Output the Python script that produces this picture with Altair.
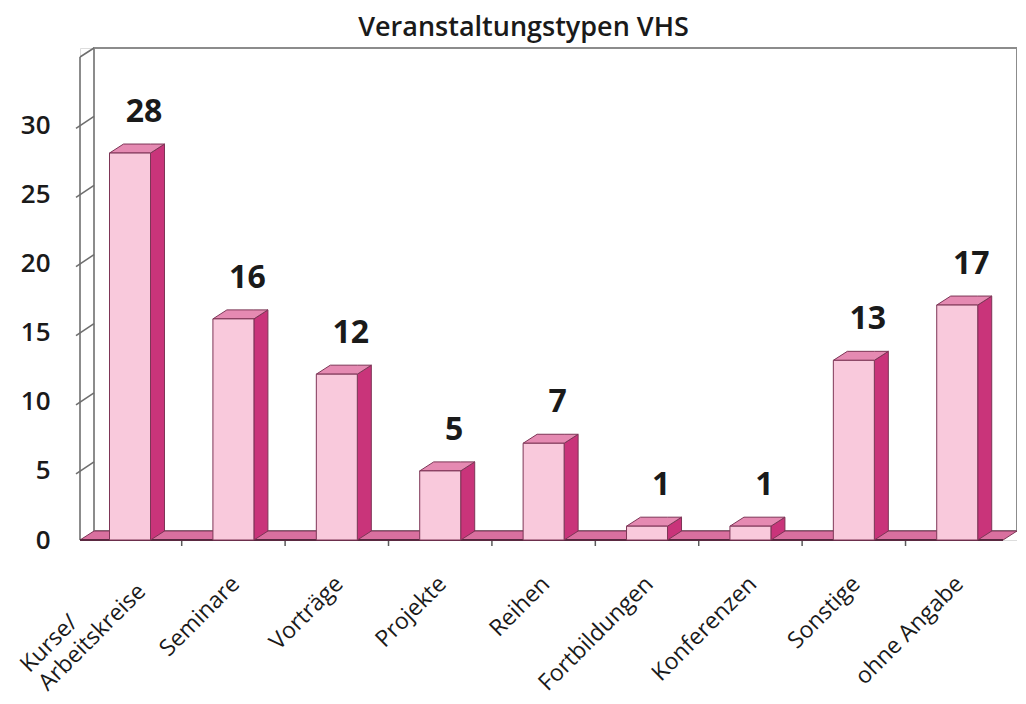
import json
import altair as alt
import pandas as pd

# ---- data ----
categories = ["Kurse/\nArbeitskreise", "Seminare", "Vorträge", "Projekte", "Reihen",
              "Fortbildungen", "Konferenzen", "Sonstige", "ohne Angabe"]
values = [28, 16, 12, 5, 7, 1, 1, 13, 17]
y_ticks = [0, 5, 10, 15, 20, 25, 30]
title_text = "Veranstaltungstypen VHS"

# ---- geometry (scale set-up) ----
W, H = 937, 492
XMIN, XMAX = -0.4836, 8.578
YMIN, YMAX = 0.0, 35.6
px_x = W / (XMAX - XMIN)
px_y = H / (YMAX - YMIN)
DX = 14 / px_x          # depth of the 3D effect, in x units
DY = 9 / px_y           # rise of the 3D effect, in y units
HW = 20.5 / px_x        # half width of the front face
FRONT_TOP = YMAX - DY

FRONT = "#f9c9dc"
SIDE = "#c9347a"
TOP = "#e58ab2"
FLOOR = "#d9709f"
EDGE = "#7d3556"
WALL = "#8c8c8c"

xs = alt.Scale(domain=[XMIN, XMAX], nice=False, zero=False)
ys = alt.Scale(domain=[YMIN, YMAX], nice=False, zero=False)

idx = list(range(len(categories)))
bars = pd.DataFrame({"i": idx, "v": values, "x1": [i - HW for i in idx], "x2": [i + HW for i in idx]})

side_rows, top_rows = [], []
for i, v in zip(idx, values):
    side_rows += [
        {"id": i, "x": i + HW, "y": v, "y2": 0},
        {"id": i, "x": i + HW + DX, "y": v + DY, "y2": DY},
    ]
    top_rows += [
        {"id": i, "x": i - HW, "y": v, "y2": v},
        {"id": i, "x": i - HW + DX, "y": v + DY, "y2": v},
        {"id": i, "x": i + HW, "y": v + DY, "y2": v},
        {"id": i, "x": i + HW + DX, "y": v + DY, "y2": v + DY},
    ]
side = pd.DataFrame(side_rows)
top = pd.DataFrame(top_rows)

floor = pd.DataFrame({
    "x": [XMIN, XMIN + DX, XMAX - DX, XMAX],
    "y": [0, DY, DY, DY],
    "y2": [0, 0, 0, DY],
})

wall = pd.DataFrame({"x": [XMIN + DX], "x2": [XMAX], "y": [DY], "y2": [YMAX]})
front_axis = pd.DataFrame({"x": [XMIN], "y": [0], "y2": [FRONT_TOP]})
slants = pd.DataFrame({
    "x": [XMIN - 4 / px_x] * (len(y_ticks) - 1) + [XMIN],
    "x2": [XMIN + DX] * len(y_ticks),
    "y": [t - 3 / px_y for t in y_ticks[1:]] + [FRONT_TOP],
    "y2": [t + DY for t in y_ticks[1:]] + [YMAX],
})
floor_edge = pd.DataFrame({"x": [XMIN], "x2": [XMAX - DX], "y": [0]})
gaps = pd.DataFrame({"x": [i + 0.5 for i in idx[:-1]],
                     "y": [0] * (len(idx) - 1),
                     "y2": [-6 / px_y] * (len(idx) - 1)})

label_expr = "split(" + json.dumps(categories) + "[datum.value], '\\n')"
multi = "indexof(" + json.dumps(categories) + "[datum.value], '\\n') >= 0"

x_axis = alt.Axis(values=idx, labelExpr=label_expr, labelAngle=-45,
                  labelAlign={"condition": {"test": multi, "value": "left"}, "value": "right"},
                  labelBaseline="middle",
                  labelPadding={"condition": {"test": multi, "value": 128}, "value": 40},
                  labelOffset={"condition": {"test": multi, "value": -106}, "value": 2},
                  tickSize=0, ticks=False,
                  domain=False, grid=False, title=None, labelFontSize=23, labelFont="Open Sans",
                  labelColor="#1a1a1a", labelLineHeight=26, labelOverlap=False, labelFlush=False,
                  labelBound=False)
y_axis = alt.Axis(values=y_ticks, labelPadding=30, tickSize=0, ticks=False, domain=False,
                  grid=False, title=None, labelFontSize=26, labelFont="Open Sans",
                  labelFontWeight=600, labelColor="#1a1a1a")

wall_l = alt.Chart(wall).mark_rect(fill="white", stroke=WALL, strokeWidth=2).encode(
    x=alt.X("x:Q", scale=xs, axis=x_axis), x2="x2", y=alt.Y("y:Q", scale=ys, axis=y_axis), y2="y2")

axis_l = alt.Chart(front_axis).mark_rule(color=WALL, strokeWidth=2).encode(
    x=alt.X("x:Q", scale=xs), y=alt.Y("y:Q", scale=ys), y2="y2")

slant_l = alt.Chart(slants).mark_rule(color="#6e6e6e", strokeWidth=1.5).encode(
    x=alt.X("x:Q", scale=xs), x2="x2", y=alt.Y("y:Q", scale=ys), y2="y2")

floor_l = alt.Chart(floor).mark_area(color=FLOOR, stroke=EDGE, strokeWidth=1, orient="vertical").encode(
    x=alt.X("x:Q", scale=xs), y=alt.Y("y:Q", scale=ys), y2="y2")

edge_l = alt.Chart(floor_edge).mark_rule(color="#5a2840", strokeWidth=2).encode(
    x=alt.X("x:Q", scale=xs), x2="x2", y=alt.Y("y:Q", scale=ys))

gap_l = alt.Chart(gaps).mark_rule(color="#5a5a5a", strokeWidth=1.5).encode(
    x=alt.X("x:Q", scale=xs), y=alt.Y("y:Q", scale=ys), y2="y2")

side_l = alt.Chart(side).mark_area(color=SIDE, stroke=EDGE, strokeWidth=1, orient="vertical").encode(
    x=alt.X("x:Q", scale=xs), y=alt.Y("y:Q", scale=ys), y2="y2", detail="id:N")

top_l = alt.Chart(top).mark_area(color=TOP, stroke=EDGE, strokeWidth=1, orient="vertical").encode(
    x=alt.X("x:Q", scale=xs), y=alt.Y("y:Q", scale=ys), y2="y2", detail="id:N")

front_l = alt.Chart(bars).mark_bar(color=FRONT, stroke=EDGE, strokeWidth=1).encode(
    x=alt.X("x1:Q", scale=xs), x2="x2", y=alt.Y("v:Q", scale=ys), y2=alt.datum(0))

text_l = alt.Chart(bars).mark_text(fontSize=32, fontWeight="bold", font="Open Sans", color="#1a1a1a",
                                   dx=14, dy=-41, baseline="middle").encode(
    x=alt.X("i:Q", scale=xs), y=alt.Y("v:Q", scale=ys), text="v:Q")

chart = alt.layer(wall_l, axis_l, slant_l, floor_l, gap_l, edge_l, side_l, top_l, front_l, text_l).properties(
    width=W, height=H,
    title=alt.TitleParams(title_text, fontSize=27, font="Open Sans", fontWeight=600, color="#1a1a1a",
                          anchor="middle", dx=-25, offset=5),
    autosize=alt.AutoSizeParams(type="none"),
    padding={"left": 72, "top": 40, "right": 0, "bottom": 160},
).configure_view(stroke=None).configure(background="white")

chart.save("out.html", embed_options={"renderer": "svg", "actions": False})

WORK TO DO » Starting at the top of the listing above, reproduce each line up to and including the one with "import pandas as pd"; omit the pictures.

PROBLEM SOLUTION »
Output the Python script that produces this picture with Altair.
import json
import altair as alt
import pandas as pd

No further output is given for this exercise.